Do this:
Without the pictures, output the lines of the material from the very first through the one that holds "const aRiskP1 = [46, 34, 33, 32];".

Supplied material:
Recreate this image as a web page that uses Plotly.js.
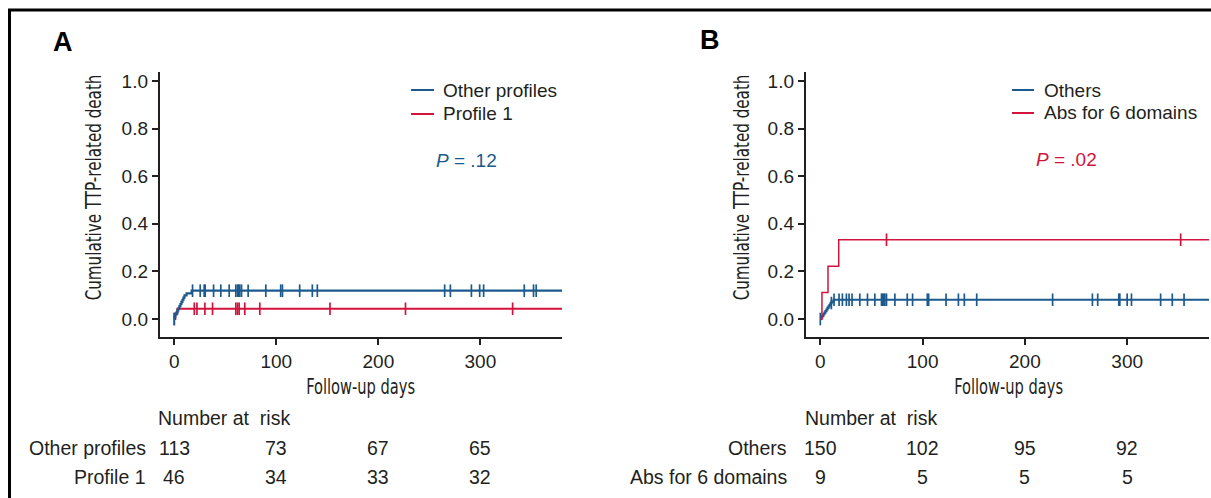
<!DOCTYPE html>
<html>
<head>
<meta charset="utf-8">
<script src="https://cdn.plot.ly/plotly-3.0.1.min.js"></script>
<style>html,body{margin:0;padding:0;background:#fff;}#chart{width:1211px;height:498px;}</style>
</head>
<body>
<div id="chart"></div>
<script>
// ---------- DATA ----------
const lastDay = 380;
const xTicks = [0, 100, 200, 300];
const yTicks = [0, 0.2, 0.4, 0.6, 0.8, 1.0];
const yTitle = "Cumulative TTP-related death";
const xTitle = "Follow-up days";

// Panel A
const aOtherName = "Other profiles";
const aOtherTimes = [0, 0.5, 1, 2, 3, 4, 5, 6, 7, 8, 9, 10, 12, 17];
const aOtherCum = [0, 0.009, 0.018, 0.027, 0.036, 0.045, 0.054, 0.063, 0.072, 0.081, 0.09, 0.099, 0.108, 0.119];
const aOtherCensor = [0, 17.9, 25.4, 29.3, 30.3, 38.5, 45.6, 53.8, 60.3, 62, 63, 64.2, 65.9, 72.4, 89.7, 104.3, 106, 122.9, 135.3, 140.2, 265, 270.6, 291.2, 299.3, 303.2, 343, 352.1, 354.7];
const aP1Name = "Profile 1";
const aP1Times = [0, 1, 3];
const aP1Cum = [0, 0.022, 0.043];
const aP1Censor = [0, 19.6, 22.2, 30, 37.5, 60.3, 62, 63.6, 69.1, 83.8, 152.6, 226.6, 331.6];
const aPValue = ".12";
const aRiskLabels = ["Other profiles", "Profile 1"];
const aRiskOther = [113, 73, 67, 65];
const aRiskP1 = [46, 34, 33, 32];

// Panel B
const bOtherName = "Others";
const bOtherTimes = [0, 1, 2, 3, 4, 5, 6, 7, 8, 9, 10, 11, 13];
const bOtherCum = [0, 0.007, 0.013, 0.02, 0.027, 0.033, 0.04, 0.047, 0.053, 0.06, 0.067, 0.073, 0.081];
const bOtherCensor = [0, 10.8, 13.4, 18.3, 21.6, 25.5, 28.1, 31, 38.6, 46.1, 53.3, 59.8, 60.8, 62.1, 63.1, 64.7, 72.9, 85, 90.2, 104.6, 105.9, 122.9, 135, 140.8, 152.9, 227.1, 266, 271.2, 291.8, 292.8, 300, 304.2, 332.7, 344.1, 355.6];
const bAbsName = "Abs for 6 domains";
const bAbsTimes = [0, 1.6, 7.5, 18];
const bAbsCum = [0, 0.111, 0.222, 0.333];
const bAbsCensor = [64.7, 352.3];
const bPValue = ".02";
const bRiskLabels = ["Others", "Abs for 6 domains"];
const bRiskOther = [150, 102, 95, 92];
const bRiskAbs = [9, 5, 5, 5];

// ---------- STYLE ----------
const BLUE = "#1c5a8e";
const RED = "#d2143c";
const INK = "#231f20";
const SANS = "Liberation Sans, Arial, Helvetica, sans-serif";
const NARROW = "Liberation Sans Narrow, Arial Narrow, DejaVu Sans Condensed, sans-serif";
const W = 1211, H = 498;
const px = x => x / W;
const py = y => 1 - y / H;

function stepAt(times, cum, t) {
  let v = cum[0];
  for (let i = 0; i < times.length; i++) if (times[i] <= t) v = cum[i];
  return v;
}
function curve(times, cum, color, width, xa, ya, name) {
  return {
    x: times.concat([lastDay]), y: cum.concat([cum[cum.length - 1]]),
    xaxis: xa, yaxis: ya, name: name, mode: "lines",
    line: {shape: "hv", color: color, width: width}, showlegend: false, hoverinfo: "skip"
  };
}
function censor(times, cum, cens, color, xa, ya, name) {
  return {
    x: cens, y: cens.map(t => stepAt(times, cum, t)),
    xaxis: xa, yaxis: ya, name: name + " censored", mode: "markers",
    marker: {symbol: "line-ns-open", size: 9, color: color, line: {color: color, width: 1.7}},
    showlegend: false, hoverinfo: "skip"
  };
}

const traces = [
  curve(aP1Times, aP1Cum, RED, 2, "x", "y", aP1Name),
  censor(aP1Times, aP1Cum, aP1Censor, RED, "x", "y", aP1Name),
  curve(aOtherTimes, aOtherCum, BLUE, 2.2, "x", "y", aOtherName),
  censor(aOtherTimes, aOtherCum, aOtherCensor, BLUE, "x", "y", aOtherName),
  curve(bOtherTimes, bOtherCum, BLUE, 2.2, "x2", "y2", bOtherName),
  censor(bOtherTimes, bOtherCum, bOtherCensor, BLUE, "x2", "y2", bOtherName),
  curve(bAbsTimes, bAbsCum, RED, 1.5, "x2", "y2", bAbsName),
  censor(bAbsTimes, bAbsCum, bAbsCensor, RED, "x2", "y2", bAbsName)
];

const xRange = [-14, 380];
const yRange = [-0.0756, 1.0378];
function xAxis(domain, anchor) {
  return {
    domain: domain, anchor: anchor, range: xRange, tickvals: xTicks, ticktext: xTicks.map(String),
    showline: true, linecolor: INK, linewidth: 2.2, ticks: "outside", ticklen: 6, tickwidth: 2, tickcolor: INK,
    showgrid: false, zeroline: false, tickfont: {family: SANS, size: 19, color: INK}
  };
}
function yAxis(anchor) {
  return {
    domain: [py(337), py(72)], anchor: anchor, range: yRange, tickvals: yTicks,
    ticktext: yTicks.map(v => v.toFixed(1)),
    showline: true, linecolor: INK, linewidth: 2.2, ticks: "outside", ticklen: 6, tickwidth: 2, tickcolor: INK,
    showgrid: false, zeroline: false, tickfont: {family: SANS, size: 19, color: INK}
  };
}

const ann = [];
function txt(text, x, y, opts) {
  ann.push(Object.assign({
    text: text, x: x, y: y, xref: "paper", yref: "paper", showarrow: false,
    xanchor: "center", yanchor: "middle", font: {family: SANS, size: 19, color: INK}
  }, opts || {}));
}
// panel letters
txt("<b>A</b>", px(63), py(42), {font: {family: SANS, size: 27, color: "#000"}});
txt("<b>B</b>", px(710), py(40), {font: {family: SANS, size: 27, color: "#000"}});
// axis titles (condensed font, narrowed further after render)
const TF = {family: NARROW, size: 22, color: INK};
txt(yTitle, px(93), py(188), {textangle: -90, font: TF});
txt(yTitle, px(741), py(188), {textangle: -90, font: TF});
txt(xTitle, px(360), py(386), {font: TF});
txt(xTitle, px(1008), py(386), {font: TF});
// legends
txt(aOtherName, px(441), py(90), {xanchor: "left"});
txt(aP1Name, px(441), py(114), {xanchor: "left"});
txt(bOtherName, px(1042), py(90), {xanchor: "left"});
txt(bAbsName, px(1042), py(113), {xanchor: "left"});
// p values
txt("<i>P</i> = " + aPValue, px(466), py(160), {font: {family: SANS, size: 19, color: BLUE}});
txt("<i>P</i> = " + bPValue, px(1066), py(159), {font: {family: SANS, size: 19, color: RED}});
// risk tables
const RF = {family: SANS, size: 19.5, color: INK};
txt("Number at  risk", px(156), py(418), {xanchor: "left", font: RF});
txt("Number at  risk", px(803), py(418), {xanchor: "left", font: RF});
txt(aRiskLabels[0], px(148), py(448), {xanchor: "right", font: RF});
txt(aRiskLabels[1], px(148), py(477), {xanchor: "right", font: RF});
txt(bRiskLabels[0], px(789), py(448), {xanchor: "right", font: RF});
txt(bRiskLabels[1], px(789), py(477), {xanchor: "right", font: RF});
function riskRow(vals, xref, y) {
  vals.forEach((v, i) => ann.push({
    text: String(v), x: xTicks[i], y: y, xref: xref, yref: "paper", showarrow: false,
    xanchor: "center", yanchor: "middle", font: RF
  }));
}
riskRow(aRiskOther, "x", py(448));
riskRow(aRiskP1, "x", py(477));
riskRow(bRiskOther, "x2", py(448));
riskRow(bRiskAbs, "x2", py(477));

const shapes = [
  // figure border (left + top)
  {type: "line", xref: "paper", yref: "paper", x0: px(9.5), x1: px(9.5), y0: 0, y1: py(10), line: {color: "#000", width: 3}},
  {type: "line", xref: "paper", yref: "paper", x0: px(8), x1: 1, y0: py(10), y1: py(10), line: {color: "#000", width: 3}},
  // legend line samples
  {type: "line", xref: "paper", yref: "paper", x0: px(411), x1: px(434), y0: py(90), y1: py(90), line: {color: BLUE, width: 2}},
  {type: "line", xref: "paper", yref: "paper", x0: px(411), x1: px(434), y0: py(114), y1: py(114), line: {color: RED, width: 2}},
  {type: "line", xref: "paper", yref: "paper", x0: px(1012), x1: px(1034), y0: py(90), y1: py(90), line: {color: BLUE, width: 2}},
  {type: "line", xref: "paper", yref: "paper", x0: px(1012), x1: px(1034), y0: py(113), y1: py(113), line: {color: RED, width: 2}}
];

const layout = {
  width: W, height: H, margin: {l: 0, r: 0, t: 0, b: 0},
  paper_bgcolor: "#fff", plot_bgcolor: "#fff", showlegend: false,
  xaxis: xAxis([px(160), px(562)], "y"),
  yaxis: yAxis("x"),
  xaxis2: xAxis([px(806), px(1209)], "y2"),
  yaxis2: yAxis("x2"),
  annotations: ann, shapes: shapes
};

// narrow the axis-title text to mimic a condensed typeface
function narrowTitles() {
  const targets = {};
  targets[yTitle] = 226;
  targets[xTitle] = 109;
  document.querySelectorAll("#chart .annotation-text").forEach(el => {
    const goal = targets[el.textContent];
    if (!goal) return;
    const bb = el.getBBox();
    if (!bb.width) return;
    const s = Math.min(1, goal / bb.width);
    const cx = bb.x + bb.width / 2, cy = bb.y + bb.height / 2;
    const prev = el.getAttribute("transform") || "";
    el.setAttribute("transform", prev + " translate(" + cx + "," + cy + ") scale(" + s + ",1) translate(" + (-cx) + "," + (-cy) + ")");
  });
}

Plotly.newPlot("chart", traces, layout, {displayModeBar: false, staticPlot: true}).then(narrowTitles);
</script>
</body>
</html>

Completed task:
Recreate this image as a web page that uses Plotly.js.
<!DOCTYPE html>
<html>
<head>
<meta charset="utf-8">
<script src="https://cdn.plot.ly/plotly-3.0.1.min.js"></script>
<style>html,body{margin:0;padding:0;background:#fff;}#chart{width:1211px;height:498px;}</style>
</head>
<body>
<div id="chart"></div>
<script>
// ---------- DATA ----------
const lastDay = 380;
const xTicks = [0, 100, 200, 300];
const yTicks = [0, 0.2, 0.4, 0.6, 0.8, 1.0];
const yTitle = "Cumulative TTP-related death";
const xTitle = "Follow-up days";

// Panel A
const aOtherName = "Other profiles";
const aOtherTimes = [0, 0.5, 1, 2, 3, 4, 5, 6, 7, 8, 9, 10, 12, 17];
const aOtherCum = [0, 0.009, 0.018, 0.027, 0.036, 0.045, 0.054, 0.063, 0.072, 0.081, 0.09, 0.099, 0.108, 0.119];
const aOtherCensor = [0, 17.9, 25.4, 29.3, 30.3, 38.5, 45.6, 53.8, 60.3, 62, 63, 64.2, 65.9, 72.4, 89.7, 104.3, 106, 122.9, 135.3, 140.2, 265, 270.6, 291.2, 299.3, 303.2, 343, 352.1, 354.7];
const aP1Name = "Profile 1";
const aP1Times = [0, 1, 3];
const aP1Cum = [0, 0.022, 0.043];
const aP1Censor = [0, 19.6, 22.2, 30, 37.5, 60.3, 62, 63.6, 69.1, 83.8, 152.6, 226.6, 331.6];
const aPValue = ".12";
const aRiskLabels = ["Other profiles", "Profile 1"];
const aRiskOther = [113, 73, 67, 65];
const aRiskP1 = [46, 34, 33, 32];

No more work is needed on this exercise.